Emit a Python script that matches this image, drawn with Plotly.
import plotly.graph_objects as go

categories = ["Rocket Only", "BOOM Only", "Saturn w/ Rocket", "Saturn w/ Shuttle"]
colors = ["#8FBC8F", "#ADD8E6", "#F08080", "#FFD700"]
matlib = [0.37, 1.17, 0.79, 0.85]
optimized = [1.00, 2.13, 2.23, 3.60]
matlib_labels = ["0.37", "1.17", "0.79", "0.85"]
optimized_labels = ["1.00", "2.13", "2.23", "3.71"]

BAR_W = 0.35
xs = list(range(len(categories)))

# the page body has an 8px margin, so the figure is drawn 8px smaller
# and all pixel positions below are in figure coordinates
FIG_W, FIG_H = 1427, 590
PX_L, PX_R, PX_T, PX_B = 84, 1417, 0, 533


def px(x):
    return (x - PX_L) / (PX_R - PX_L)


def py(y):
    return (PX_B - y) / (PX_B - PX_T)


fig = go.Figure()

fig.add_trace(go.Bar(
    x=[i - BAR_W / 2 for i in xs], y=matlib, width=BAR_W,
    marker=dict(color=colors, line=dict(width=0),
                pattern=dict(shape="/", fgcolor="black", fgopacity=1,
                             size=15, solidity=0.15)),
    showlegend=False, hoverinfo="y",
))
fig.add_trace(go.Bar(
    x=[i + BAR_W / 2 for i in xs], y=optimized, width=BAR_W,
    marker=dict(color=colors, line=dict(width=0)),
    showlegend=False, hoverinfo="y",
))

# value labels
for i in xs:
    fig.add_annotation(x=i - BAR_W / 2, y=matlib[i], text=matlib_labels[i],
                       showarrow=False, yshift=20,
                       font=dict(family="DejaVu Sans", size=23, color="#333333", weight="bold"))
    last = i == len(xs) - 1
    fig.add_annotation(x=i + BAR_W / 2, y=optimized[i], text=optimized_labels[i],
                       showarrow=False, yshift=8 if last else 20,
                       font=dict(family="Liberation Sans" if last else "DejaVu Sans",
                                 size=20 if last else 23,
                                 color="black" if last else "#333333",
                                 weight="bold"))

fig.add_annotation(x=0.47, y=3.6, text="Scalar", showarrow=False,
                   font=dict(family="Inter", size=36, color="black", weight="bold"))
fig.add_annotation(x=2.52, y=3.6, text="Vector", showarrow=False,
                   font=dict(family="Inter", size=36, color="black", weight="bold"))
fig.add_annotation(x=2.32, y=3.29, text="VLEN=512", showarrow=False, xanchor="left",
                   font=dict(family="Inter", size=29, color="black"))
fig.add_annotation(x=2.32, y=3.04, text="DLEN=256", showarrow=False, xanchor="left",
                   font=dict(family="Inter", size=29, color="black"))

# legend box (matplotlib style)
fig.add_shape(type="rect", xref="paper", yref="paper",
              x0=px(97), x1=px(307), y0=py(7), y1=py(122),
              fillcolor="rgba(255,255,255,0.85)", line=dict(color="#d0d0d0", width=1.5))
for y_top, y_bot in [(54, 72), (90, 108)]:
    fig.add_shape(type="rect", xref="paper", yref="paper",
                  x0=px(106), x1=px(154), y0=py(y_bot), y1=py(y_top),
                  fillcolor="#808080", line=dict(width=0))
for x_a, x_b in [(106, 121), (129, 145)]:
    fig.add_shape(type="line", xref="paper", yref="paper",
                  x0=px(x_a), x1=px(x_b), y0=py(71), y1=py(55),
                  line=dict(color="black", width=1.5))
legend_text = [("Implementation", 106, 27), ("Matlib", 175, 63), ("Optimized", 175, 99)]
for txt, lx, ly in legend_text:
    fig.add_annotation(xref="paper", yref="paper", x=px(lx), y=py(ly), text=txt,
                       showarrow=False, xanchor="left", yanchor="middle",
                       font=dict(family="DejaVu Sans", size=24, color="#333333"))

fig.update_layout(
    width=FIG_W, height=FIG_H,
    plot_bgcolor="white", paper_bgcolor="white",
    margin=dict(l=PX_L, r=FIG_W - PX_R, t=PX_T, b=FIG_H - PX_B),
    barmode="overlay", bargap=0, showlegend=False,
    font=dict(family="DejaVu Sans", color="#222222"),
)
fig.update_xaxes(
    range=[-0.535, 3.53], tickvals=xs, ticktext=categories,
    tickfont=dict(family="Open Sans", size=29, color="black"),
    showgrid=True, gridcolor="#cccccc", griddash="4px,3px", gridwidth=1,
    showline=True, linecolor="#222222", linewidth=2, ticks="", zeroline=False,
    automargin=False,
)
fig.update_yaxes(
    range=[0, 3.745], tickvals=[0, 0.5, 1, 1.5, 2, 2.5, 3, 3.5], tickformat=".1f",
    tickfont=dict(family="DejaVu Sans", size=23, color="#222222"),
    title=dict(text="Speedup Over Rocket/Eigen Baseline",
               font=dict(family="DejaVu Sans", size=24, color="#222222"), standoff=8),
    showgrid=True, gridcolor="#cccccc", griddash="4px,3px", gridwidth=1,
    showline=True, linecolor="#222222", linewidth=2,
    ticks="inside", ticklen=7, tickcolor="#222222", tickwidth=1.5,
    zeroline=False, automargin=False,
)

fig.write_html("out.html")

-----

• TASK STATEMENT
Write down every line of the data above that includes the string "drawn".

• THE SOLUTION
Emit a Python script that matches this image, drawn with Plotly.
# the page body has an 8px margin, so the figure is drawn 8px smaller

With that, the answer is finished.